Of course, having a stable of prominent inter-national socialites as her besties carrying her bags out to events always helps. London social fixture Lillian von Stauffenberg, whom Kotur befriended at Wellesley, is a big fan. “I am always looking for a new evening bag,” says von Stauffenberg. “Fi’s are the perfect size – they can fit a mobile phone and a lipstick, and they’re chic. I adore all her metal ones too, that are reminiscent of old Cartier clutches.” Celebrities have also taken note. Drew Barrymore, Gwyneth Paltrow, Tilda Swinton and model Jacquetta Wheeler have all bought bags.
Zarina Kitchell, director of merchandising at Harvey Nichols in Hong Kong, calls Kotur “one of the chicest women I’ve ever seen at the country club.” Indeed, with her penchant for Chloé pants and Marni tops paired with a single piece of statement jewelry, Kotur cuts quite a stylish figure. And Kitchell claims she can’t keep her vintage fabric clutches and minaudières in stock.
Perhaps one reason is that, yet again, Kotur has infused her new collection with some of her high-low ideology.
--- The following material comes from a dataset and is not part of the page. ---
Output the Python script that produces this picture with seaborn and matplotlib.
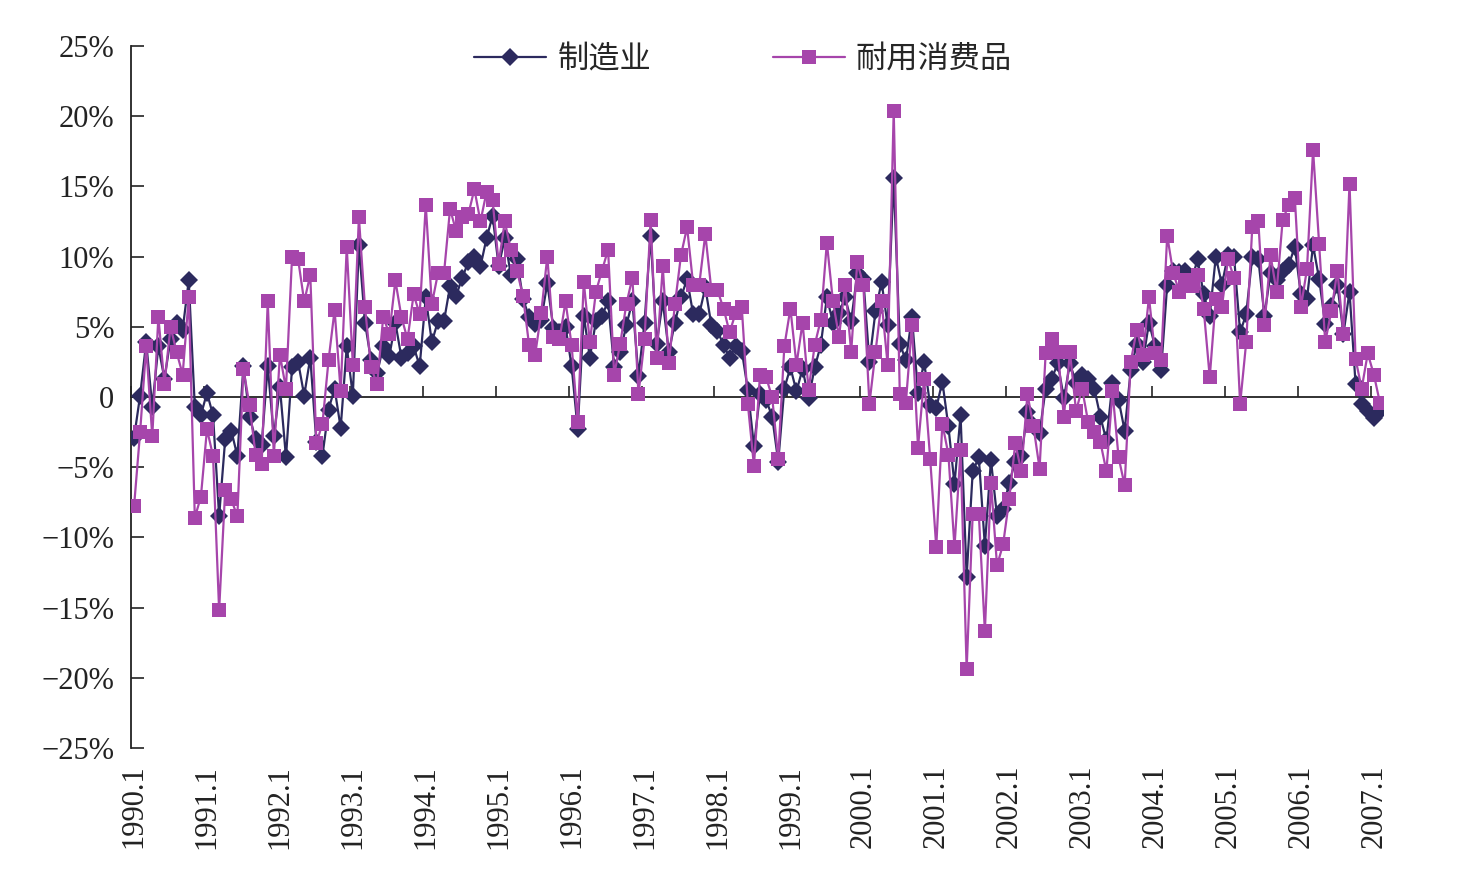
import numpy as np
import pandas as pd
import matplotlib
matplotlib.use("Agg")
import matplotlib.pyplot as plt
import seaborn as sns

# ---- data (monthly, 1990.1 - 2007.2), percent ----
manufacturing = [
    -2.9, 0.1, 3.9, -0.7, 3.6, 1.3, 4.1, 5.3, 4.8, 8.3, -0.7, -1.3,      # 1990
    0.3, -1.3, -8.5, -3.0, -2.4, -4.2, 2.2, -1.4, -3.0, -3.4, 2.2, -2.8,  # 1991
    0.7, -4.3, 2.1, 2.5, 0.1, 2.8, -3.2, -4.2, -0.9, 0.6, -2.2, 3.6,      # 1992
    0.1, 10.8, 5.3, 2.6, 1.7, 3.6, 2.9, 5.3, 2.8, 3.1, 3.6, 2.2,          # 1993
    7.1, 3.9, 5.4, 5.4, 7.9, 7.2, 8.5, 9.6, 10.0, 9.3, 11.3, 12.9,        # 1994
    9.3, 11.3, 8.7, 9.8, 7.0, 5.7, 5.2, 5.5, 8.1, 4.9, 4.6, 5.0,          # 1995
    2.2, -2.3, 5.8, 2.8, 5.4, 5.8, 6.8, 2.1, 3.2, 5.1, 6.8, 1.5,          # 1996
    5.3, 11.5, 3.8, 6.8, 3.2, 5.3, 7.1, 8.4, 5.9, 5.9, 7.8, 5.1,          # 1997
    4.7, 3.7, 2.8, 3.6, 3.3, 0.5, -3.5, 0.2, -0.2, -1.4, -4.6, 0.6,       # 1998
    2.1, 0.4, 2.0, -0.1, 2.1, 3.7, 7.1, 5.3, 6.0, 7.1, 5.4, 8.8,          # 1999
    8.4, 2.5, 6.1, 8.2, 5.1, 15.6, 3.8, 2.6, 5.7, 0.3, 2.5, -0.6,         # 2000
    -0.8, 1.1, -2.1, -6.2, -1.3, -12.8, -5.3, -4.3, -10.6, -4.5, -8.5, -8.0,  # 2001
    -6.1, -4.6, -4.2, -1.1, -2.0, -2.6, 0.6, 1.3, 2.4, -0.1, 2.4, 1.0,    # 2002
    1.6, 1.3, 0.6, -1.4, -3.1, 1.0, -0.2, -2.4, 1.9, 3.8, 2.5, 5.3,       # 2003
    3.6, 1.9, 8.0, 9.0, 8.9, 9.0, 8.3, 9.8, 7.3, 5.8, 10.0, 8.0,          # 2004
    10.1, 10.0, 4.6, 5.9, 10.0, 9.8, 5.8, 8.8, 8.3, 9.0, 9.4, 10.7,       # 2005
    7.3, 7.0, 10.8, 8.4, 5.2, 6.5, 8.0, 4.5, 7.5, 0.9, -0.5, -1.0,        # 2006
    -1.5, -1.0,                                                           # 2007
]
durables = [
    -7.8, -2.5, 3.6, -2.8, 5.7, 0.9, 5.0, 3.2, 1.6, 7.1, -8.6, -7.1,      # 1990
    -2.3, -4.2, -15.2, -6.6, -7.3, -8.5, 2.0, -0.6, -4.1, -4.8, 6.8, -4.2,  # 1991
    3.0, 0.6, 10.0, 9.8, 6.8, 8.7, -3.3, -1.9, 2.6, 6.2, 0.4, 10.7,       # 1992
    2.3, 12.8, 6.4, 2.1, 0.9, 5.7, 4.5, 8.3, 5.7, 4.1, 7.3, 5.9,          # 1993
    13.7, 6.6, 8.8, 8.8, 13.4, 11.8, 12.8, 13.0, 14.8, 12.5, 14.6, 14.0,  # 1994
    9.5, 12.5, 10.5, 9.0, 7.2, 3.7, 3.0, 6.0, 10.0, 4.3, 4.1, 6.8,        # 1995
    3.7, -1.8, 8.2, 3.9, 7.5, 9.0, 10.5, 1.6, 3.8, 6.6, 8.5, 0.2,         # 1996
    4.1, 12.6, 2.8, 9.3, 2.4, 6.6, 10.1, 12.1, 8.0, 8.0, 11.6, 7.6,       # 1997
    7.6, 6.3, 4.6, 6.0, 6.4, -0.5, -4.9, 1.6, 1.4, 0.0, -4.4, 3.6,        # 1998
    6.3, 2.3, 5.3, 0.5, 3.7, 5.5, 11.0, 6.8, 4.3, 8.0, 3.2, 9.6,          # 1999
    8.0, -0.5, 3.2, 6.8, 2.3, 20.4, 0.2, -0.4, 5.1, -3.6, 1.3, -4.4,      # 2000
    -10.7, -1.9, -4.1, -10.7, -3.8, -19.4, -8.3, -8.3, -16.7, -6.1, -12.0, -10.5,  # 2001
    -7.3, -3.3, -5.3, 0.2, -2.1, -5.1, 3.1, 4.1, 3.2, -1.4, 3.2, -1.0,    # 2002
    0.6, -1.8, -2.5, -3.2, -5.3, 0.4, -4.3, -6.3, 2.5, 4.8, 3.0, 7.1,     # 2003
    3.1, 2.6, 11.5, 8.8, 7.5, 8.3, 7.9, 8.7, 6.3, 1.4, 7.0, 6.4,          # 2004
    9.8, 8.5, -0.5, 3.9, 12.1, 12.5, 5.1, 10.1, 7.5, 12.6, 13.7, 14.2,    # 2005
    6.4, 9.1, 17.6, 10.9, 3.9, 6.1, 9.0, 4.5, 15.2, 2.7, 0.6, 3.1,        # 2006
    1.6, -0.4,                                                            # 2007
]
series_names = ["制造业", "耐用消费品"]
year_labels = [f"{y}.1" for y in range(1990, 2008)]
y_ticks = [25, 20, 15, 10, 5, 0, -5, -10, -15, -20, -25]
y_labels = ["25%", "20%", "15%", "10%", "5%", "0", "\u22125%", "\u221210%",
            "\u221215%", "\u221220%", "\u221225%"]

n = len(manufacturing)
df = pd.DataFrame({
    "idx": np.arange(n),
    series_names[0]: manufacturing,
    series_names[1]: durables,
})

sns.set_style("white")
plt.rcParams["font.family"] = ["Liberation Serif", "Noto Sans CJK SC", "DejaVu Sans"]
plt.rcParams["axes.unicode_minus"] = True

fig = plt.figure(figsize=(14.67, 8.74), dpi=100)
ax = fig.add_axes([0.0893, 0.1442, 0.8534, 0.8032])

navy = "#2C2A5E"
pink = "#A645AB"

sns.lineplot(data=df, x="idx", y=series_names[0], ax=ax, color=navy,
             marker="D", markersize=9, markeredgewidth=0, linewidth=1.6,
             label=series_names[0], zorder=3)
sns.lineplot(data=df, x="idx", y=series_names[1], ax=ax, color=pink,
             marker="s", markersize=9.5, markeredgewidth=0, linewidth=1.6,
             label=series_names[1], zorder=4)

ax.set_xlim(-0.5, n - 0.5)
ax.set_ylim(-25, 25)
ax.set_xlabel("")
ax.set_ylabel("")

# y axis
ax.set_yticks(y_ticks)
ax.set_yticklabels(y_labels)
ax.tick_params(axis="y", direction="in", length=9, width=1.2, pad=12,
               labelsize=22, left=True, colors="#222222")

# x axis line at zero with upward tick marks at year boundaries
for s in ["top", "right"]:
    ax.spines[s].set_visible(False)
ax.spines["left"].set_color("#222222")
ax.spines["left"].set_linewidth(1.3)
ax.spines["bottom"].set_position(("data", 0))
ax.spines["bottom"].set_color("#222222")
ax.spines["bottom"].set_linewidth(1.3)
ax.set_xticks(np.arange(0, n, 12) - 0.5)
ax.tick_params(axis="x", direction="in", length=8, width=1.2,
               labelbottom=False, bottom=True)

# labels at the bottom of the plot
sec = ax.secondary_xaxis("bottom")
sec.set_xticks(np.arange(0, n, 12))
sec.set_xticklabels(year_labels)
sec.tick_params(axis="x", length=0, pad=12, labelsize=22, labelrotation=90,
                colors="#222222")
sec.spines["bottom"].set_visible(False)

leg = ax.legend(loc="center", bbox_to_anchor=(0.489, 0.981), ncol=2,
                frameon=False, handlelength=2.3, handletextpad=0.35,
                columnspacing=3.9, prop={"family": ["Noto Sans CJK SC"], "size": 22.5})

ax.grid(False)
fig.savefig("out.png", dpi=100)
In another rather unconventional measure, she has established a broad range in price points, from $200 to $1,500, with nary a bridge line in sight. “I have things that are both really expensive and pretty cheap,” says Kotur, who owns a Verdura cuff but admits to shopping at Target. “That’s what I try to do with my own line, because that’s how most women like me shop – not based on price, but whether we like it or not.”